On March 17, the unthinkable happened; someone or something breached the RSA. The Executive Chairman of RSA Security, one of the most successful, high-level Internet security companies, published an open letter in which he admitted that attackers had breached successfully the RSA network and stole sensitive information related to the company’s SecurID two-factor authentication technology. The RSA identified the attack as an APT-type attack. SecurID is one of the most used authentication technologies on the Internet; many banks use it and many websites are secured by it.
Keys to The Kingdom
This breach of mythic proportions could mean that the very code to the two-factor authentication systems known as SecureID is in the hands of Attackers. One of the implications is that a package of malicious software known as Zeus Crimewave will now become adept at breaking all two-factor authentications. The other is that a new major threat is out there called an “APT” (Advanced Persistent Threat), which is a new form of cyberattack that does not rely upon typical brute force web-based attacks, but instead sues stealthier, backdoor attacks. These are more planned are organized and apparently well funded.
A similar attack, dubbed Operation Aurora, broke into Google, among others back in 2009; this was also a type of APT attack. As has been noted, if Google and Aurora wasn’t enough of a wake-up call, this is another wake-up call,” said Peter Schlampp, vice president of product management at Solera Networks.
This comes at a time when the federal government is planning to move up to 18 percent of its IT infrastructure to cloud computing, it had better be a big wake up call. The trouble is, who will hear it and what will they do? Could this be the impetuous needed to start the creation of a federal electronic ID system? Alternatively, could it be the end of the road for the idea?

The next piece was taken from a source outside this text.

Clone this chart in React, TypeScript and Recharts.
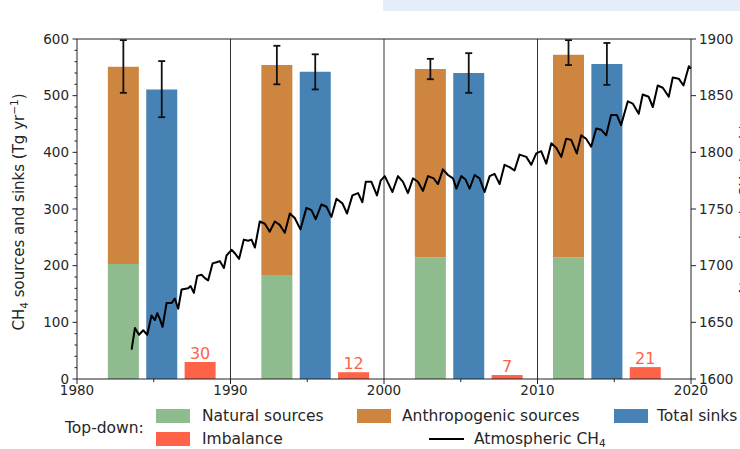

Verifying that you are who you say you are is one of the most important aspects of e-commerce. Unless customers feel secure, they will not transact business on a website. SecurID’s two-factor authentication helped make them feel secure, and now that it may be broken, customers will stop trusting. If you are a customer, how do you prove that it is you using your credit card and not an eastern European crime lord?
Your bank, using two-factor authentication, does that with your credit card. The collapse of that security system would be the collapse of e-commerce. There is already a move in government to create a national identification program called “Real ID,” which could easily evolve into an electronic identification validation system that they industry would then rely upon. Currently, Real ID is being planned and it will be a set of standards for ID cards that will mean that states will have to update their driver’s licenses to meet the standard.
This year, federal employees will be issued ID cards conforming to the new standards, including electronic identification. This breach of the RSA data could push Real ID and a Federal Electronic ID forward, creating demand for the service or hinder its adoption by creating mistrust in virtual ID security. Either way, it demonstrates the desperate need to create a true level of security for our national infrastructure, that being the Internet and wireless networks, especially with m-commerce coming down the pike like a freight train. The battle is on to bring NFC on line but the security credibility gap is the key to customer adoption of this new payment system.